## Task directions
Type out the data exactly as given. Skip any image.

## Data excerpt
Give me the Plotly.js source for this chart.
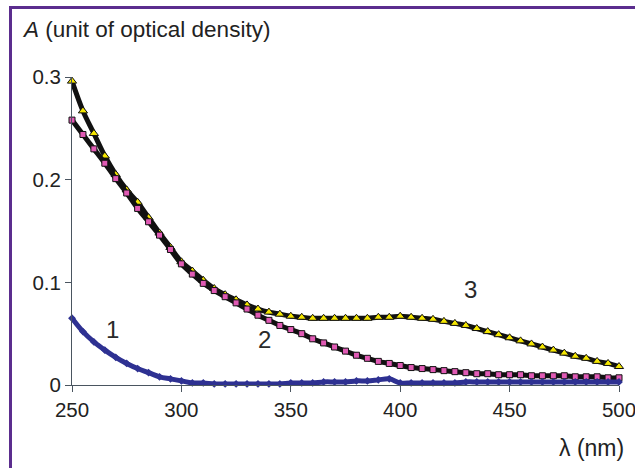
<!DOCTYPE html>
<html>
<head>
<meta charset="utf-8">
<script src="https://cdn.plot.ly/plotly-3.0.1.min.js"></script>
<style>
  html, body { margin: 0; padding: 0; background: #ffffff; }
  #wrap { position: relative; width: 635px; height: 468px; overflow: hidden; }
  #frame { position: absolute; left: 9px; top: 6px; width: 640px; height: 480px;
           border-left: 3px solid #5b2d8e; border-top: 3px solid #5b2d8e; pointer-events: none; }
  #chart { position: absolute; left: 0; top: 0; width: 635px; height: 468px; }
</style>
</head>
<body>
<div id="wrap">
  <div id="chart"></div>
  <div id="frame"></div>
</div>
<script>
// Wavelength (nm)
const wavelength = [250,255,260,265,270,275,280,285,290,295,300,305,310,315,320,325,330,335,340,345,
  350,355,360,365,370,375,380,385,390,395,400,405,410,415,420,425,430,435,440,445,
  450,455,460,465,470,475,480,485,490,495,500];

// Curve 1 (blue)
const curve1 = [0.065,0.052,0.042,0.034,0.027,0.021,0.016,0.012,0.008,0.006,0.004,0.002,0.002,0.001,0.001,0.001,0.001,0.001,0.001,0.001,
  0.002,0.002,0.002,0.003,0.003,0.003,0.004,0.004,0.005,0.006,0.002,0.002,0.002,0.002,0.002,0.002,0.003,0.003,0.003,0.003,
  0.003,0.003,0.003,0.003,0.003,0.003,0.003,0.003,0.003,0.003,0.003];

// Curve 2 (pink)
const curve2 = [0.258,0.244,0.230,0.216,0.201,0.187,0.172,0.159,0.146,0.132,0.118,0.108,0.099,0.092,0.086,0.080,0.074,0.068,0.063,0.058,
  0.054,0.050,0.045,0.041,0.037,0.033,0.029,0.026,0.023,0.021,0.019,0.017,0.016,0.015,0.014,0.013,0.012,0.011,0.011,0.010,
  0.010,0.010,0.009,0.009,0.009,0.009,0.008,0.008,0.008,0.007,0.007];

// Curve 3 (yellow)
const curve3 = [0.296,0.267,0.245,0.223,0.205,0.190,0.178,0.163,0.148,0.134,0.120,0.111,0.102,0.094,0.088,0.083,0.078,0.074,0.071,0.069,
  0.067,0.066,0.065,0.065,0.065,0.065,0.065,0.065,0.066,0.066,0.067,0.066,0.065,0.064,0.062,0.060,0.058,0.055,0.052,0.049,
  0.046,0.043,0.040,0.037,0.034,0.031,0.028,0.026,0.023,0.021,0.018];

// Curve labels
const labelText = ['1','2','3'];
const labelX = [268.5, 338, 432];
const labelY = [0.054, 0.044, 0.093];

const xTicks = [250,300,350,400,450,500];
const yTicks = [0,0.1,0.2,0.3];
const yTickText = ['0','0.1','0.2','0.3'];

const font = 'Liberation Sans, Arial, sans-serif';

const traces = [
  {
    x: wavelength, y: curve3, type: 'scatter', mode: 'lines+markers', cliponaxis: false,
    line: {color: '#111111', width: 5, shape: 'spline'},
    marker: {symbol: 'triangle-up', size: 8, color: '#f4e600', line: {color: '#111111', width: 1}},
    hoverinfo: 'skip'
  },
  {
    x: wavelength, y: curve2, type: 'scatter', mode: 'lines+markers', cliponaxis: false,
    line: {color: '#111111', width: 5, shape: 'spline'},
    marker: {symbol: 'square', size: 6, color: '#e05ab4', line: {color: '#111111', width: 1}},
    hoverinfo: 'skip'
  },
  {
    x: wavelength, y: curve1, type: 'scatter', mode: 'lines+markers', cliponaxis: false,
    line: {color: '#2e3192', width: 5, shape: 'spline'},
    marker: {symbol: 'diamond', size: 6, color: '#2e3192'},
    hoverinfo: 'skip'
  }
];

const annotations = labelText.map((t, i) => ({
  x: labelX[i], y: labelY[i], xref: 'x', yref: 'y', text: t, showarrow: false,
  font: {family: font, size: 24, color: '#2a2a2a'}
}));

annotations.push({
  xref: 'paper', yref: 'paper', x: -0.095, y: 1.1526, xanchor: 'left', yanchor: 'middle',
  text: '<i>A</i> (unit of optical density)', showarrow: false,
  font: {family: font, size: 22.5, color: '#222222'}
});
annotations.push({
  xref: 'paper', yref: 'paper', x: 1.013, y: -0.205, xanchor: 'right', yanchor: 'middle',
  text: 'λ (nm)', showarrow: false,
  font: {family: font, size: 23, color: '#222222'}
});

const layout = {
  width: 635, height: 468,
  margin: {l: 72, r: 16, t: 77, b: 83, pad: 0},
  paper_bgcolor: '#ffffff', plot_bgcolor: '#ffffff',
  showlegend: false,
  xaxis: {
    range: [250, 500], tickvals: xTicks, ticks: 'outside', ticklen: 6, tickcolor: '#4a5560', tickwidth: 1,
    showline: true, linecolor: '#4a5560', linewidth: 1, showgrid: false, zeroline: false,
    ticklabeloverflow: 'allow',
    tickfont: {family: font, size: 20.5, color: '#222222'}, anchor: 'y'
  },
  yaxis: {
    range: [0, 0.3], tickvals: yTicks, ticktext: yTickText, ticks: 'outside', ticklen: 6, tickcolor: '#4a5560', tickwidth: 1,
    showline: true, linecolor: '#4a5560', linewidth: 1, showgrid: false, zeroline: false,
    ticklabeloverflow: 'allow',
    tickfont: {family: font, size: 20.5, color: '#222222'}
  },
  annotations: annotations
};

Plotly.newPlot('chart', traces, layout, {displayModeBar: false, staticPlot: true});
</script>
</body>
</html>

## Output for this task
Give me the Plotly.js source for this chart.
<!DOCTYPE html>
<html>
<head>
<meta charset="utf-8">
<script src="https://cdn.plot.ly/plotly-3.0.1.min.js"></script>
<style>
  html, body { margin: 0; padding: 0; background: #ffffff; }
  #wrap { position: relative; width: 635px; height: 468px; overflow: hidden; }
  #frame { position: absolute; left: 9px; top: 6px; width: 640px; height: 480px;
           border-left: 3px solid #5b2d8e; border-top: 3px solid #5b2d8e; pointer-events: none; }
  #chart { position: absolute; left: 0; top: 0; width: 635px; height: 468px; }
</style>
</head>
<body>
<div id="wrap">
  <div id="chart"></div>
  <div id="frame"></div>
</div>
<script>
// Wavelength (nm)
const wavelength = [250,255,260,265,270,275,280,285,290,295,300,305,310,315,320,325,330,335,340,345,
  350,355,360,365,370,375,380,385,390,395,400,405,410,415,420,425,430,435,440,445,
  450,455,460,465,470,475,480,485,490,495,500];

// Curve 1 (blue)
const curve1 = [0.065,0.052,0.042,0.034,0.027,0.021,0.016,0.012,0.008,0.006,0.004,0.002,0.002,0.001,0.001,0.001,0.001,0.001,0.001,0.001,
  0.002,0.002,0.002,0.003,0.003,0.003,0.004,0.004,0.005,0.006,0.002,0.002,0.002,0.002,0.002,0.002,0.003,0.003,0.003,0.003,
  0.003,0.003,0.003,0.003,0.003,0.003,0.003,0.003,0.003,0.003,0.003];

// Curve 2 (pink)
const curve2 = [0.258,0.244,0.230,0.216,0.201,0.187,0.172,0.159,0.146,0.132,0.118,0.108,0.099,0.092,0.086,0.080,0.074,0.068,0.063,0.058,
  0.054,0.050,0.045,0.041,0.037,0.033,0.029,0.026,0.023,0.021,0.019,0.017,0.016,0.015,0.014,0.013,0.012,0.011,0.011,0.010,
  0.010,0.010,0.009,0.009,0.009,0.009,0.008,0.008,0.008,0.007,0.007];

// Curve 3 (yellow)
const curve3 = [0.296,0.267,0.245,0.223,0.205,0.190,0.178,0.163,0.148,0.134,0.120,0.111,0.102,0.094,0.088,0.083,0.078,0.074,0.071,0.069,
  0.067,0.066,0.065,0.065,0.065,0.065,0.065,0.065,0.066,0.066,0.067,0.066,0.065,0.064,0.062,0.060,0.058,0.055,0.052,0.049,
  0.046,0.043,0.040,0.037,0.034,0.031,0.028,0.026,0.023,0.021,0.018];

// Curve labels
const labelText = ['1','2','3'];
const labelX = [268.5, 338, 432];
const labelY = [0.054, 0.044, 0.093];

const xTicks = [250,300,350,400,450,500];
const yTicks = [0,0.1,0.2,0.3];
const yTickText = ['0','0.1','0.2','0.3'];

const font = 'Liberation Sans, Arial, sans-serif';

const traces = [
  {
    x: wavelength, y: curve3, type: 'scatter', mode: 'lines+markers', cliponaxis: false,
    line: {color: '#111111', width: 5, shape: 'spline'},
    marker: {symbol: 'triangle-up', size: 8, color: '#f4e600', line: {color: '#111111', width: 1}},
    hoverinfo: 'skip'
  },
  {
    x: wavelength, y: curve2, type: 'scatter', mode: 'lines+markers', cliponaxis: false,
    line: {color: '#111111', width: 5, shape: 'spline'},
    marker: {symbol: 'square', size: 6, color: '#e05ab4', line: {color: '#111111', width: 1}},
    hoverinfo: 'skip'
  },
  {
    x: wavelength, y: curve1, type: 'scatter', mode: 'lines+markers', cliponaxis: false,
    line: {color: '#2e3192', width: 5, shape: 'spline'},
    marker: {symbol: 'diamond', size: 6, color: '#2e3192'},
    hoverinfo: 'skip'
  }
];

const annotations = labelText.map((t, i) => ({
  x: labelX[i], y: labelY[i], xref: 'x', yref: 'y', text: t, showarrow: false,
  font: {family: font, size: 24, color: '#2a2a2a'}
}));

annotations.push({
  xref: 'paper', yref: 'paper', x: -0.095, y: 1.1526, xanchor: 'left', yanchor: 'middle',
  text: '<i>A</i> (unit of optical density)', showarrow: false,
  font: {family: font, size: 22.5, color: '#222222'}
});
annotations.push({
  xref: 'paper', yref: 'paper', x: 1.013, y: -0.205, xanchor: 'right', yanchor: 'middle',
  text: 'λ (nm)', showarrow: false,
  font: {family: font, size: 23, color: '#222222'}
});

const layout = {
  width: 635, height: 468,
  margin: {l: 72, r: 16, t: 77, b: 83, pad: 0},
  paper_bgcolor: '#ffffff', plot_bgcolor: '#ffffff',
  showlegend: false,
  xaxis: {
    range: [250, 500], tickvals: xTicks, ticks: 'outside', ticklen: 6, tickcolor: '#4a5560', tickwidth: 1,
    showline: true, linecolor: '#4a5560', linewidth: 1, showgrid: false, zeroline: false,
    ticklabeloverflow: 'allow',
    tickfont: {family: font, size: 20.5, color: '#222222'}, anchor: 'y'
  },
  yaxis: {
    range: [0, 0.3], tickvals: yTicks, ticktext: yTickText, ticks: 'outside', ticklen: 6, tickcolor: '#4a5560', tickwidth: 1,
    showline: true, linecolor: '#4a5560', linewidth: 1, showgrid: false, zeroline: false,
    ticklabeloverflow: 'allow',
    tickfont: {family: font, size: 20.5, color: '#222222'}
  },
  annotations: annotations
};

Plotly.newPlot('chart', traces, layout, {displayModeBar: false, staticPlot: true});
</script>
</body>
</html>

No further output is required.